Il lato oscuro dello sbarco in Normandia

Lo sbarco in Normandia è uno degli episodi storici più studiati e raccontati. Quello che è accaduto il 6 giugno del 1944, e nelle settimane seguenti, nel Nord ovest della Francia è uno dei fatti bellici che maggiormente sono entrati nell’immaginario collettivo. Anche grazie a Hollywood che con decine di pellicole, dal Giorno più lungo a Salvate il soldato Ryan, ha costruito un vero e proprio mito attorno all’attacco alla Fortezza Europa. Un mito che glorifica l’unità degli Alleati, l’audacia e la perfezione del piano, il concorso della resistenza francese, il coraggio dei paracadutisti che affrontarono nugoli di fanti e corazzati tedeschi. E dietro a questo mito ci sono delle verità importanti e la volontà di celebrare giustamente le democrazie che hanno liberato l’Europa dai totalitarismi nazi-fascisti.
Per quanto riguarda un’analisi puntuale dei fatti però la creazione di quest’epica eroica ha spesso minato e contaminato il lavoro degli studiosi, anche i più seri. Ecco perché il libro dello storico francese Olivier Wieviorka, Lo sbarco in Normandia (Il Mulino, pagg. 394, euro 32), che è appena arrivato nelle librerie italiane, si rivela essere un testo importante. Non mette in luce grandi verità inedite sul D-day, semplicemente rielabora la gran massa di informazioni disponibili per ottenere un mosaico molto più veritiero dei fatti.

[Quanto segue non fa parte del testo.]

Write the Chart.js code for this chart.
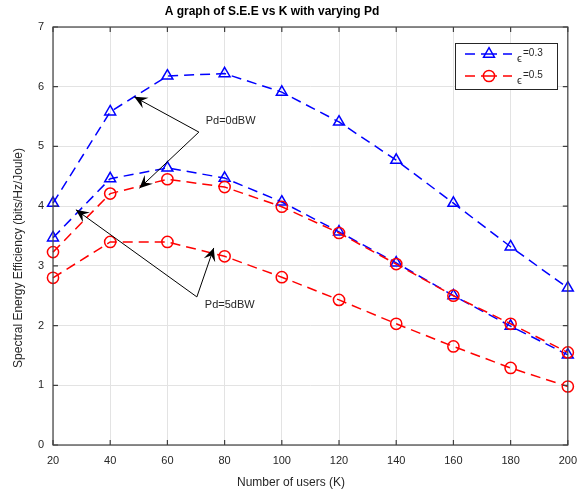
<!DOCTYPE html>
<html>
<head>
<meta charset="utf-8">
<script src="https://cdn.jsdelivr.net/npm/chart.js@4.4.1/dist/chart.umd.min.js"></script>
<style>
  html, body { margin: 0; padding: 0; background: #fff; }
  canvas { display: block; }
</style>
</head>
<body>
<canvas id="seeChart" width="586" height="493"></canvas>
<script>
// Number of users K
const kValues = [20, 40, 60, 80, 100, 120, 140, 160, 180, 200];

// Spectral energy efficiency
const seeEps03Pd0 = [4.05, 5.58, 6.18, 6.22, 5.91, 5.41, 4.77, 4.05, 3.32, 2.63];
const seeEps03Pd5 = [3.47, 4.46, 4.64, 4.47, 4.07, 3.57, 3.05, 2.50, 1.99, 1.51];
const seeEps05Pd0 = [3.23, 4.21, 4.45, 4.32, 3.99, 3.55, 3.03, 2.50, 2.03, 1.55];
const seeEps05Pd5 = [2.80, 3.40, 3.40, 3.16, 2.81, 2.43, 2.03, 1.65, 1.29, 0.98];

const xTicks = [20, 40, 60, 80, 100, 120, 140, 160, 180, 200];
const yTicks = [0, 1, 2, 3, 4, 5, 6, 7];

const legendLabels = ['=0.3', '=0.5'];

// text arrows, in data units: [label, labelX, labelY, fromX, fromY, [[toX, toY], ...]]
const arrowNotes = [
    ['Pd=0dBW', 73.4, 5.43, 71.0, 5.24, [[48.4, 5.83], [50.2, 4.30]]],
    ['Pd=5dBW', 73.1, 2.34, 70.3, 2.48, [[28.0, 3.94], [76.2, 3.30]]]
];

const BLUE = '#0000ff';
const RED = '#ff0000';
const FONT = '"Liberation Sans", Arial, Helvetica, sans-serif';

function pts(arr) {
    return kValues.map((k, i) => ({ x: k, y: arr[i] }));
}

function markerSize(marker) {
    return marker === 'triangle' ? 6.3 : 5.6;
}

function seriesStyle(color, marker) {
    return {
        borderColor: color,
        borderWidth: 1.5,
        borderDash: [10, 6],
        pointStyle: marker,
        pointRadius: markerSize(marker),
        pointBorderColor: color,
        pointBorderWidth: 1.5,
        pointBackgroundColor: 'rgba(0,0,0,0)',
        fill: false,
        clip: false,
        tension: 0
    };
}

function drawArrowHead(ctx, x0, y0, x1, y1) {
    const ang = Math.atan2(y1 - y0, x1 - x0);
    const L = 13, W = 6, back = 8;
    ctx.save();
    ctx.translate(x1, y1);
    ctx.rotate(ang);
    ctx.beginPath();
    ctx.moveTo(0, 0);
    ctx.lineTo(-L, -W);
    ctx.lineTo(-back, 0);
    ctx.lineTo(-L, W);
    ctx.closePath();
    ctx.fill();
    ctx.restore();
}

// box, inward ticks, arrows, legend and titles (MATLAB look)
const decor = {
    id: 'decor',
    afterDatasetsDraw(chart) {
        const ctx = chart.ctx;
        const a = chart.chartArea;
        const xs = chart.scales.x, ys = chart.scales.y;

        ctx.save();
        ctx.strokeStyle = '#404040';
        ctx.lineWidth = 1.2;
        ctx.strokeRect(a.left, a.top, a.right - a.left, a.bottom - a.top);
        ctx.beginPath();
        xTicks.forEach(v => {
            const px = xs.getPixelForValue(v);
            ctx.moveTo(px, a.bottom); ctx.lineTo(px, a.bottom - 5);
            ctx.moveTo(px, a.top); ctx.lineTo(px, a.top + 5);
        });
        yTicks.forEach(v => {
            const py = ys.getPixelForValue(v);
            ctx.moveTo(a.left, py); ctx.lineTo(a.left + 5, py);
            ctx.moveTo(a.right, py); ctx.lineTo(a.right - 5, py);
        });
        ctx.stroke();

        // arrows
        ctx.strokeStyle = '#000';
        ctx.fillStyle = '#000';
        ctx.lineWidth = 1;
        ctx.font = '11px ' + FONT;
        ctx.textBaseline = 'middle';
        ctx.textAlign = 'left';
        arrowNotes.forEach(n => {
            const fx = xs.getPixelForValue(n[3]), fy = ys.getPixelForValue(n[4]);
            n[5].forEach(t => {
                const tx = xs.getPixelForValue(t[0]), ty = ys.getPixelForValue(t[1]);
                ctx.beginPath();
                ctx.moveTo(fx, fy);
                ctx.lineTo(tx, ty);
                ctx.stroke();
                drawArrowHead(ctx, fx, fy, tx, ty);
            });
            ctx.fillStyle = '#262626';
            ctx.fillText(n[0], xs.getPixelForValue(n[1]), ys.getPixelForValue(n[2]));
            ctx.fillStyle = '#000';
        });

        // legend
        const lx = 455, ly = 43, lw = 102, lh = 46;
        ctx.fillStyle = '#fff';
        ctx.fillRect(lx, ly, lw, lh);
        ctx.strokeStyle = '#262626';
        ctx.lineWidth = 1;
        ctx.strokeRect(lx + 0.5, ly + 0.5, lw, lh);
        const rows = [[BLUE, 'triangle', 54], [RED, 'circle', 76]];
        rows.forEach((r, i) => {
            const y = r[2];
            ctx.strokeStyle = r[0];
            ctx.lineWidth = 1.5;
            ctx.beginPath();
            ctx.moveTo(465, y); ctx.lineTo(475, y);
            ctx.moveTo(481, y); ctx.lineTo(497, y);
            ctx.moveTo(503, y); ctx.lineTo(512, y);
            ctx.stroke();
            ctx.fillStyle = 'rgba(0,0,0,0)';
            Chart.helpers.drawPoint(ctx, {
                pointStyle: r[1],
                radius: markerSize(r[1]),
                borderWidth: 1.5,
                rotation: 0
            }, 489, y);
            ctx.fillStyle = '#262626';
            ctx.textAlign = 'left';
            ctx.textBaseline = 'alphabetic';
            ctx.font = '11px ' + FONT;
            ctx.fillText('\u03f5', 517, y + 8);
            ctx.font = '10px ' + FONT;
            ctx.fillText(legendLabels[i], 523, y + 2);
        });
        ctx.restore();
    },
    afterDraw(chart) {
        const ctx = chart.ctx;
        ctx.save();
        ctx.fillStyle = '#000';
        ctx.textAlign = 'center';
        ctx.textBaseline = 'middle';
        ctx.font = 'bold 12px ' + FONT;
        ctx.fillText('A graph of S.E.E vs K with varying Pd', 272, 12);

        ctx.fillStyle = '#262626';
        ctx.font = '12px ' + FONT;
        ctx.fillText('Number of users (K)', 291, 483);

        ctx.translate(19, 258);
        ctx.rotate(-Math.PI / 2);
        ctx.fillText('Spectral Energy Efficiency (bits/Hz/Joule)', 0, 0);
        ctx.restore();
    }
};

const ctx = document.getElementById('seeChart').getContext('2d');
new Chart(ctx, {
    type: 'line',
    data: {
        datasets: [
            Object.assign({ label: 'eps=0.5 Pd=5dBW', data: pts(seeEps05Pd5) }, seriesStyle(RED, 'circle')),
            Object.assign({ label: 'eps=0.5 Pd=0dBW', data: pts(seeEps05Pd0) }, seriesStyle(RED, 'circle')),
            Object.assign({ label: 'eps=0.3 Pd=5dBW', data: pts(seeEps03Pd5) }, seriesStyle(BLUE, 'triangle')),
            Object.assign({ label: 'eps=0.3 Pd=0dBW', data: pts(seeEps03Pd0) }, seriesStyle(BLUE, 'triangle'))
        ]
    },
    options: {
        responsive: false,
        animation: false,
        layout: { padding: { top: 27, right: 14, left: 0, bottom: 0 } },
        scales: {
            x: {
                type: 'linear',
                min: 20,
                max: 200,
                afterBuildTicks: s => { s.ticks = xTicks.map(v => ({ value: v })); },
                afterFit: s => { s.height = 48; },
                grid: { color: '#e3e3e3', drawTicks: false },
                border: { display: false },
                ticks: { padding: 9, color: '#262626', font: { size: 11, family: FONT } }
            },
            y: {
                min: 0,
                max: 7,
                afterBuildTicks: s => { s.ticks = yTicks.map(v => ({ value: v })); },
                afterFit: s => { s.width = 53; },
                grid: { color: '#e3e3e3', drawTicks: false },
                border: { display: false },
                ticks: { padding: 9, color: '#262626', font: { size: 11, family: FONT } }
            }
        },
        plugins: {
            legend: { display: false },
            tooltip: { enabled: false },
            title: { display: false }
        }
    },
    plugins: [decor]
});
</script>
</body>
</html>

Ad esempio l’analisi degli eventi politici precedenti al D-day mostra con chiarezza la scarsa voglia di Churchill di imbarcarsi nell’impresa e come i britannici ritardassero il più possibile l’apertura di quel secondo fronte così voluto dai russi. Insomma: sulla «questione sbarco» gli Alleati erano alleati ma non troppo. Quanto allo scontro in sé, alla perfetta macchina logistica dello sbarco e alle negligenze della difesa tedesca, Wieviorka è molto attento a sfatare leggende e propaganda. La macchina alleata era sotto molti aspetti lacunosa, aveva dalla sua soprattutto la forza travolgente dei numeri. Non furono tanto le truppe d’élite a mettere in crisi le unità della Wehrmacht e delle Ss, quanto la gigantesca macchina logistica made in Usa capace di catapultare nella mischia migliaia di uomini, per quanto mal addestrati, e di mezzi. Ma il capitolo più interessante è quello che Wieviorka dedica al rapporto tra gli alleati liberatori e i «liberati». Nonostante le idealizzazioni successive e le foto di signorine francesi che sventolano la bandiera americana, non si trattò affatto di un idillio immediato. Moltissimi francesi non furono così contenti di veder le proprie case polverizzate dalle artiglierie anglo-americane, i simpatizzanti filo-nazisti erano una minoranza ma agguerrita, la resistenza era attiva e indispensabile ma guardata con diffidenza per la sua autonomia (soprattutto da Churchill). Peggio ancora, le truppe che vennero schierate dietro la linea del fronte non sempre ebbero un comportamento specchiato: si contarono centinaia di casi di stupro e di rapina.


E guardare in faccia queste realtà non significa sminuire il valore dell’evento, che segnò in maniera definitiva il tramonto del nazismo. Ma piuttosto per usare le parole di Wieviorka: «Lo sbarco deve essere visto come un evento essenzialmente umano, nelle sue grandezze come nelle sue debolezze».